Uber's new CEO Dara Khosrowshahi's challenges are not technological but cultural
Dara Khosrowshahi has to ensure that Uber takes the leap from behaving as a startup to donning the role of a mature global company
Uber has got a new chief in Dara Khosrowshahi, the former Chief Executive Officer of travel company, Expedia. From the very public and controversy-ridden Travis Kalanick, founder and former CEO to the relatively less known Khosrowshahi, Uber is purring itself to a new lane. At least that’s what the choice of the CEO points out to.
Kalanick’s tenure at the helm of the startup he founded that now holds the global leading position as the ride hailing app has been stormy. Any interview or write-up on him has not failed to mention his ‘brash’ behavior. Though this trait worked for Kalanick ever since he dropped out of school and started up, it hastened his downfall at Uber too. Accusations ranged from not taking sexual harassment issues with required seriousness to playing favourites so much so that the board asked Kalanick to step down as the CEO, which he did on 20 June, 2017.
What awaits Khosrowshahi at Uber, the most valued (reportedly nearly $70 billion) startup with an established market and brand attraction? He has the task to change the image and culture within the company which cost Kalanick his job.
Khosrowshahi has a good persona and, according to media reports, has a personality quite different from Kalanick. At least that is what one gathers from the media interviews, says Paula Mariwala, Partner, Seedfund and Co-Founder, Stanford Angels. “Culture begins from the top. With a change in the CEO, Khosrowshahi will be able to bring about a cultural change as the board has taken that into consideration by choosing him,” she said.
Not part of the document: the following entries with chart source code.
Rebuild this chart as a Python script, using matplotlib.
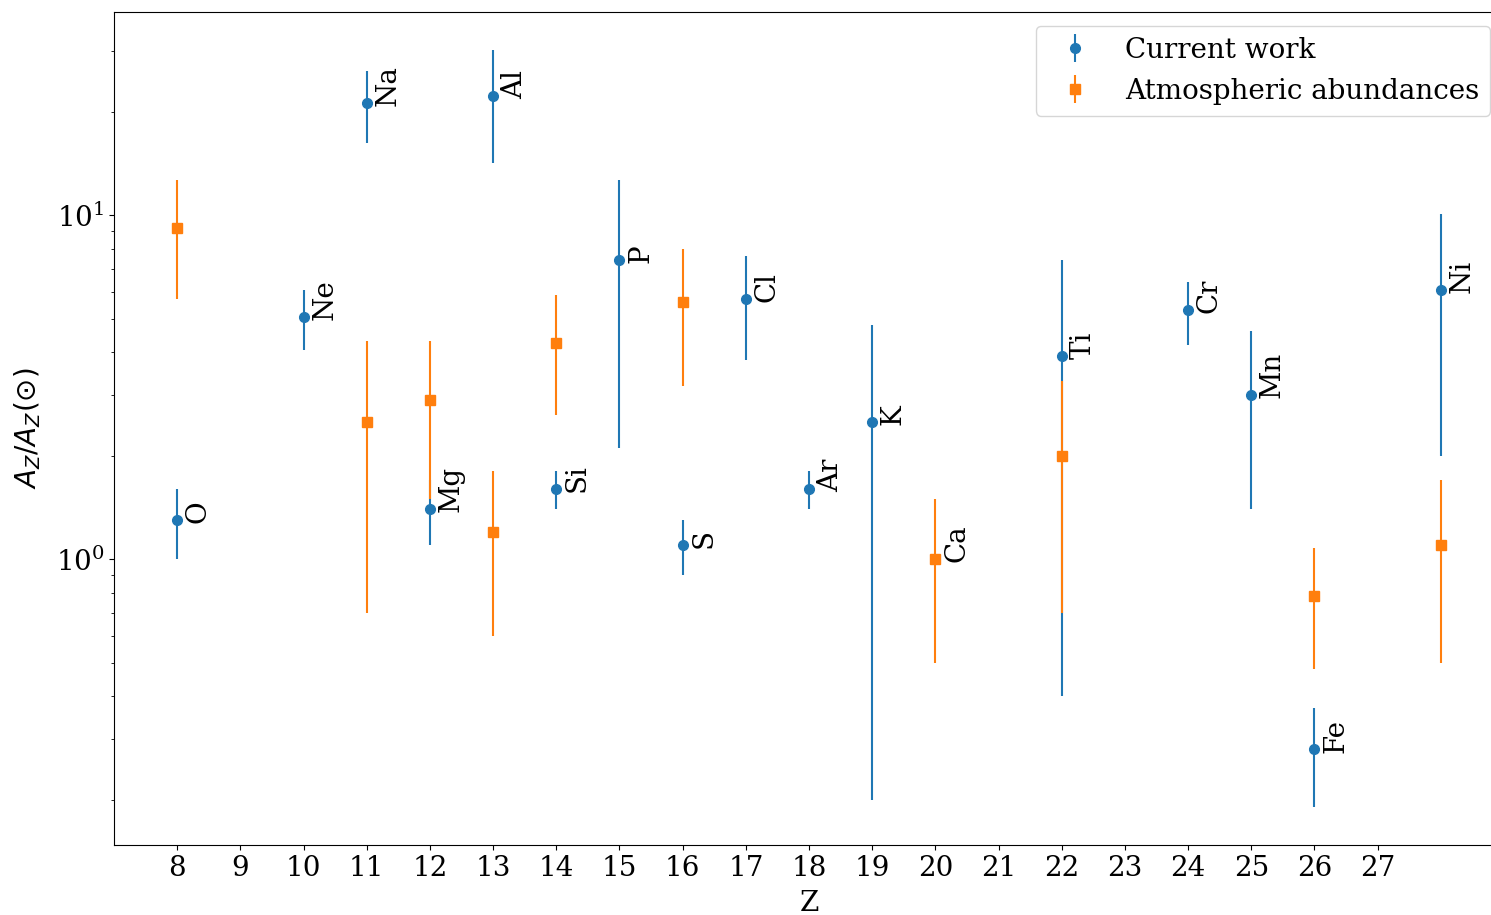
import matplotlib
matplotlib.use("Agg")
import matplotlib.pyplot as plt
import numpy as np

plt.rcParams["font.family"] = "DejaVu Serif"
plt.rcParams["font.size"] = 20

# Abundance ratios from the present analysis
cur_elements = ["O", "Ne", "Na", "Mg", "Al", "Si", "P", "S", "Cl", "Ar",
                "K", "Ti", "Cr", "Mn", "Fe", "Ni"]
cur_Z = [8, 10, 11, 12, 13, 14, 15, 16, 17, 18, 19, 22, 24, 25, 26, 28]
cur_val = [1.3, 5.05, 21.2, 1.4, 22.2, 1.6, 7.4, 1.1, 5.7, 1.6,
           2.5, 3.9, 5.3, 3.0, 0.28, 6.05]
cur_err = [0.3, 1.0, 5.0, 0.3, 8.0, 0.2, 5.3, 0.2, 1.9, 0.2,
           2.3, 3.5, 1.1, 1.6, 0.09, 4.05]

# Atmospheric abundance ratios
atm_elements = ["O", "Na", "Mg", "Al", "Si", "S", "Ca", "Ti", "Fe", "Ni"]
atm_Z = [8, 11, 12, 13, 14, 16, 20, 22, 26, 28]
atm_val = [9.2, 2.5, 2.9, 1.2, 4.25, 5.6, 1.0, 2.0, 0.78, 1.1]
atm_err = [3.5, 1.8, 1.4, 0.6, 1.63, 2.4, 0.5, 1.3, 0.3, 0.6]

z_ticks = list(range(8, 28))

W, H = 1491, 915
fig = plt.figure(figsize=(W / 100, H / 100), dpi=100)
ax = fig.add_axes([114 / W, 1 - 845 / H, (1504 - 114) / W, (845 - 12) / H])

ax.errorbar(cur_Z, cur_val, yerr=cur_err, fmt="o", color="C0", ms=7,
            label="Current work")
ax.errorbar(atm_Z, atm_val, yerr=atm_err, fmt="s", color="C1", ms=6.5,
            label="Atmospheric abundances")

ax.set_yscale("log")
ax.set_xlim(7, 29)
ax.set_ylim(0.1477, 39.0)
ax.set_xticks(z_ticks)

# Element symbols next to each point
labelled = {}
for el, z, v in zip(atm_elements, atm_Z, atm_val):
    labelled[el] = (z, v)
for el, z, v in zip(cur_elements, cur_Z, cur_val):
    labelled[el] = (z, v)
for el, (z, v) in labelled.items():
    ax.annotate(el, (z, v), xytext=(5.5, -2.2), textcoords="offset points",
                rotation=90, va="bottom", ha="left")

ax.set_xlabel("Z", labelpad=6)
ax.set_ylabel(r"$A_Z/A_Z(\odot)$", labelpad=9)
ax.legend(loc="upper right")

fig.savefig("out.png", dpi=100)
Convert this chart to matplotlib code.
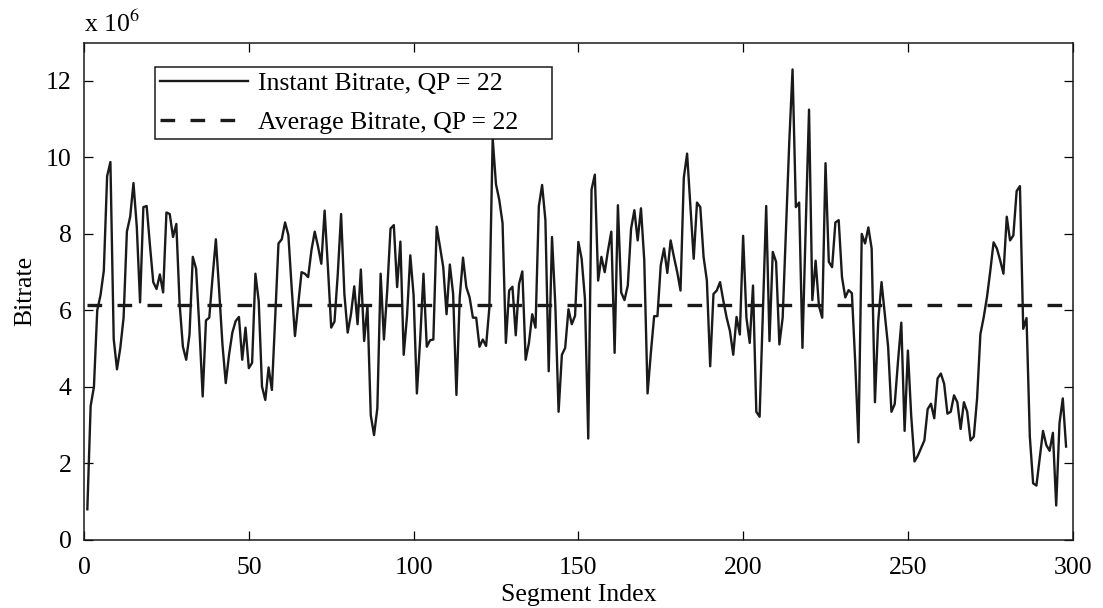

The New York Times quoted Shana Fisher, venture capitalist, who had earlier worked with Khosrowshahi as saying: "People don’t get an excuse with Dara. They have to be good and good. Good and good. He doesn’t have tolerance for less than that."
Uber’s employees are loyal to Kalanick. They rooted for him and wanted him back as the CEO after he put in his papers. With Kalanick on the board, wouldn’t his shadow loom large over Khosrowshahi along with loyal employees of Kalanick? But that is expected, said analysts. A founder-CEO will have employees who are emotional about working with him. That will soon die down when they realise that a new CEO is at the helm, they said.
Harish HV, Partner, India Leadership Team, Grant Thornton India LLP, does not rule out the issues that could probably arise with Kalanick on the board, but feels that the board will have to ensure that there are no obstructions in the way Khosrowshahi functions. “At the end of the day, Uber is a company founded by Kalanick and he knows the key people in there and also in the business. The board will have to clarify Kalanick’s position and how to handle differences of opinion,” said Harish.
Kalanick founded Uber after tasting success with his first startup and selling his second one. He had become a millionaire before he set up Uber. And he has built a successful model with Uber. However, it is no longer a startup and its employees need to factor that change, said Sanchit Vir Gogia, chief analyst, Founder and CEO of Greyhound Knowledge Group, a global strategy and transformation research, advisory and consulting group. “Uber has to take the leap from behaving as a startup to donning the role of a mature global company. Investors need stability, predictability to run the business of the size and scale of Uber,” he said, and so it is imperative that the culture changes with a change in CEO.
The board has made its objective clear by choosing Khosrowshahi as Kalanick’s successor. According to media reports and interviews with people who worked or know Khosrowshahi, he has strong values. That was a factor that got the board to choose him over other big names who were in the fray for the job. He beat out Meg Whitman, CEO of Hewlett Packard Enterprise Co and a favourite of Uber investor Benchmark Capital; and Jeff Immelt, former CEO of General Electric Co, a favourite of Kalanick. “The issue at Uber was an HR (human resources) one. Uber is on a growth trajectory and there are other issues that the CEO will have to battle like taxis and unions,” said Mariwala, citing the infamous incident of Kalanick getting into a verbal duel with an Uber taxi driver.
One disqualifying factor, media reports cite, is that Khosrowshahi is not a techie. But Expedia is a tech co with customers and a platform that deals with consumers and travel.
"CEOs are not expected to be techies in the first place," said Mariwala. “The back-end technology has proved to be good for Uber. Any changes on that front can be taken care of by a techie. The challenges Khosrowshahi is faced with at Uber are non-tech in nature. He has to grow the business, handle regulatory framework within the US and outside, talk to unions, etc., besides changing the company image for the better,” said Mariwala. That is a big enough challenge that will consume Khosrowshahi for some time at least.